Over forty yurts were put up by people from each of the forty tribes. These tribes are the backbone of the country and people pride themselves on what tribe they originate from. Most of the people came from close by towns and villages but a few were from the far side of the lake, which meant a 4-6 hour drive. The day before the party the other volunteer and I went down to the site to see the yurts going up. It was quite a site and it was so cool to see them building them from scratch. (I’ll make a slide show eventually for all to see). I think the thing that struck me the most was that the basic foundation looked like the smallest wind would knock it down but the final product was so sturdy and strong. It was truly amazing. Also, what amazed me was the differences in each one. No two were alike and each individual yurt represented what the tribe meant. They were absolutely beautiful and I wish I had one to take home.

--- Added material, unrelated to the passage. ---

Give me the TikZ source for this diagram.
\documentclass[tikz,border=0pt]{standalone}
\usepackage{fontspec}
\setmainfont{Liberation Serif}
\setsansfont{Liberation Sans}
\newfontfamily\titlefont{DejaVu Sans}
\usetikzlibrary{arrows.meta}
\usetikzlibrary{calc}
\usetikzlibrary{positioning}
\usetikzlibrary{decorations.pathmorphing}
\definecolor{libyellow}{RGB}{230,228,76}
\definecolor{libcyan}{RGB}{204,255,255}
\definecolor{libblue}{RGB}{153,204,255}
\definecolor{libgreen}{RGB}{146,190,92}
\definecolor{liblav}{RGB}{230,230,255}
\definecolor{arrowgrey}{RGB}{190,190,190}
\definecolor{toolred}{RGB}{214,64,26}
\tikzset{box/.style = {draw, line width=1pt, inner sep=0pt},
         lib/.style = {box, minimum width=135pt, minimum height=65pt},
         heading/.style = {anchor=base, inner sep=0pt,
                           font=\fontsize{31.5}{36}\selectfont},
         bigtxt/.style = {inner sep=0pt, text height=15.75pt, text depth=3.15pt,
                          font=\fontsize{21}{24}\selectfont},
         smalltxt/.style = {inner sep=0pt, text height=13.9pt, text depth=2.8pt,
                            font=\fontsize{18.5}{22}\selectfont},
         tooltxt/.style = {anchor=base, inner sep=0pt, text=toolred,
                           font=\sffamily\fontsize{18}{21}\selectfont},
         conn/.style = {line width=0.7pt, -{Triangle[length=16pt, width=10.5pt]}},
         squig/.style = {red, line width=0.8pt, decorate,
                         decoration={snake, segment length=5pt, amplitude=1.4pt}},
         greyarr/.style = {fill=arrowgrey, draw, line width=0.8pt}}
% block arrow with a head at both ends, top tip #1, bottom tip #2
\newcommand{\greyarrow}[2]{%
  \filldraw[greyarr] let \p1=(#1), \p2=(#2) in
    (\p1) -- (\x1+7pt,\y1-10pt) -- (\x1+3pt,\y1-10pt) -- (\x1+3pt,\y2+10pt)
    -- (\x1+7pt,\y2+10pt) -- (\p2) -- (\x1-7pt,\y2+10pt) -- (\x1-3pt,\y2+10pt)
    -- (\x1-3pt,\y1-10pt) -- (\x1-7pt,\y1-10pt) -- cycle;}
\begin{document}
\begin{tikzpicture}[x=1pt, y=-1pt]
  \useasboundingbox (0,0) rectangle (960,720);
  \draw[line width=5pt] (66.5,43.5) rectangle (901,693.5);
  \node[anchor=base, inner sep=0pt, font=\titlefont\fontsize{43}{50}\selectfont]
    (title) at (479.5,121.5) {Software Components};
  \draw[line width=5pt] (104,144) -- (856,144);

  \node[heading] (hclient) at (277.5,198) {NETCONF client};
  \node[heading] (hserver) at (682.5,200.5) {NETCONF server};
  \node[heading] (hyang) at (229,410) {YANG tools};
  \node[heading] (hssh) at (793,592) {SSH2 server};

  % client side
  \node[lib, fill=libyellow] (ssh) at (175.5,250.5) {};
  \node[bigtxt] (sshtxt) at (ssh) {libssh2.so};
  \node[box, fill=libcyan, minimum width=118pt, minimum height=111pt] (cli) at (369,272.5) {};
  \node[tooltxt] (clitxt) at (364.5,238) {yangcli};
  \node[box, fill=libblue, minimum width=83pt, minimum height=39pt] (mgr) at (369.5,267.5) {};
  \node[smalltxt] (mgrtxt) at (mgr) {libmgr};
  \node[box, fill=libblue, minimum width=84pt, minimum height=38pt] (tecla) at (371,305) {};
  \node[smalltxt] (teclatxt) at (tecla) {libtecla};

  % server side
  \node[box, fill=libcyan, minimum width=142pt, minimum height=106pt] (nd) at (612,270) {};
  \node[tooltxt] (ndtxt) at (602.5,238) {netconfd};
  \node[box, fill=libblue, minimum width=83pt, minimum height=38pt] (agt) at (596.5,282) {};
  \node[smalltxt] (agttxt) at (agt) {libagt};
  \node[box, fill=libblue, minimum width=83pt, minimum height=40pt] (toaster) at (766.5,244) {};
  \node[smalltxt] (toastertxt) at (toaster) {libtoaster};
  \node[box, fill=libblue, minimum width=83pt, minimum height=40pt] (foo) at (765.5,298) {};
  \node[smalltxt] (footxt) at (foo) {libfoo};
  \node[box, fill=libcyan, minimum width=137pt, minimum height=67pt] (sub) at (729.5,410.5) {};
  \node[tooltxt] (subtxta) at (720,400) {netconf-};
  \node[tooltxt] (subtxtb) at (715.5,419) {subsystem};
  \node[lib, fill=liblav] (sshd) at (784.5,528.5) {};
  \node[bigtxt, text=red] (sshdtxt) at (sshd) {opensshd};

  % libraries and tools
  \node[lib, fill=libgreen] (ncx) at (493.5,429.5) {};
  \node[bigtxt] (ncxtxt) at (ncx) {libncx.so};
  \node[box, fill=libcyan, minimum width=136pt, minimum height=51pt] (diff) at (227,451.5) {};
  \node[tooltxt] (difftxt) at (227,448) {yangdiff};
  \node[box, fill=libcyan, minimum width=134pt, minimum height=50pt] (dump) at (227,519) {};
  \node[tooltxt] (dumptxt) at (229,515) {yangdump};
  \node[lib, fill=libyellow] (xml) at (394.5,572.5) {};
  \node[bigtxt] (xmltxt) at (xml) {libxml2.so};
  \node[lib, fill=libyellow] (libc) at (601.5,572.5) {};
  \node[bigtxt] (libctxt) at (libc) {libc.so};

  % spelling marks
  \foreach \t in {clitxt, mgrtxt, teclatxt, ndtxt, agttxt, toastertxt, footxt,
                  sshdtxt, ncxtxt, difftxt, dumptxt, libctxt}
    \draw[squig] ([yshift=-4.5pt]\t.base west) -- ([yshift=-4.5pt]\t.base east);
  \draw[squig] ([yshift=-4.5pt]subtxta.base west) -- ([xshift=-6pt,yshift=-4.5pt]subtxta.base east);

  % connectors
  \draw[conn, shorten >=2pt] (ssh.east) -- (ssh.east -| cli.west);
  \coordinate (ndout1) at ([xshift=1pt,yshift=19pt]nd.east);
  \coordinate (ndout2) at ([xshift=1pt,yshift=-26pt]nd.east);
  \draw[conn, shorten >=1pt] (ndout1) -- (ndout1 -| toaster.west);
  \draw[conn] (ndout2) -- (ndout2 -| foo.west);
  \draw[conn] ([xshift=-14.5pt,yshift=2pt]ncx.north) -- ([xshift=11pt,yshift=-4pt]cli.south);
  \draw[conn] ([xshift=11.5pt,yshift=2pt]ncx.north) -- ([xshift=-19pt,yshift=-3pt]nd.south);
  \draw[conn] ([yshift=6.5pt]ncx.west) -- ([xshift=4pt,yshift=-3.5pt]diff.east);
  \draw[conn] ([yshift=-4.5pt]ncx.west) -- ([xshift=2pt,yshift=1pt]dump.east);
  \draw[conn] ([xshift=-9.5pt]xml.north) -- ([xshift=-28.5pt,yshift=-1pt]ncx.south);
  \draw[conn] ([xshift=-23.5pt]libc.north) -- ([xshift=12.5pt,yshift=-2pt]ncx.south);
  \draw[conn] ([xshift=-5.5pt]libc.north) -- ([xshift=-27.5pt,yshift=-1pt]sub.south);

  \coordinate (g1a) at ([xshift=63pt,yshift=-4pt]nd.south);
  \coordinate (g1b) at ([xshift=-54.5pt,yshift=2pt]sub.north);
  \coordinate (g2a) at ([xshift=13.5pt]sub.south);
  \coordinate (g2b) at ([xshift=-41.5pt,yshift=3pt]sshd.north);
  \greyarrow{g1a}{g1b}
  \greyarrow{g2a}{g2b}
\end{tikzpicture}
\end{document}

So when I get to the party I’m immediately set down at the place of honor next to the white beard (oldest male gentleman of the tribe) and the chong ejes (grandmothers and women with greatest respect). I didn’t understand most of them and was just overwhelmed by all that was happening. They knew I was the American staying in the family but it was still an awkward and funny situation at times. They were all honored that I was there but at the same time they didn’t really talk with me or seem to care that I was there. When they started to leave I took my cue and left as well and proceeded to view the rest of the yurts and the beautiful lake.
On the lake were many boats each having a party and celebration. One of the boats left off fireworks (in broad daylight so of course they couldn’t be seen). They were nice boats, beautiful and well kept. The lake itself is absolutely gorgeous and clean. It was cool and sandy and a nice place to be for the day. I walked around and took many pictures of people and the outside of the yurts, whenever possible. Later that afternoon I met up with other volunteers who had come to the festivities and we went to listen to some music and then to see the horse games. We saw wrestling, horse racing, horse wrestling, the Kyrgyz national game involving a sheep’s head and many others. It was cool to see them all, we’ve heard loads about them. Everyone was curious as to why we were there and those from our village took great pride in the fact that we were from their village and could speak Kyrgyz (poor Erin and Mike, they have learned Russian and were hassled as to why they don’t know Kyrgyz). Later that evening my family invited us to our family’s yurt for food and we went inside and sat with the elders of the tribe. We toasted, ate and had a good time. They were honored that we were there with them and toasted us. We did our best to toast them back and definitely enjoyed the food. The yurt was beautiful and amazing. The food was outstanding and after all day I was finally able to see inside the yurt. Yay!
Although I found myself throughout the day frustrated at times because I didn’t understand people and no matter how many times I said that they didn’t seem to understand. Also I found myself having a harder time understanding the kids than other people and I also found myself frustrated at people wanting their picture taken. I have no idea who most of these people are but they would grab me and have me take their picture, and not just them but with family, then friends, then couples, then kids.. Never ending. Overall though the music, food, yurts, and people were great. I had a good time and enjoyed myself. I learned a lot about culture and how I fit into that and fully realized how protective a village can be for the volunteer. Erin and I were definitely referred to as the Kyrgyz volunteers in the village and anyone from our village was happy to proclaim that fact.
All in all it was a long day but one that was worth it.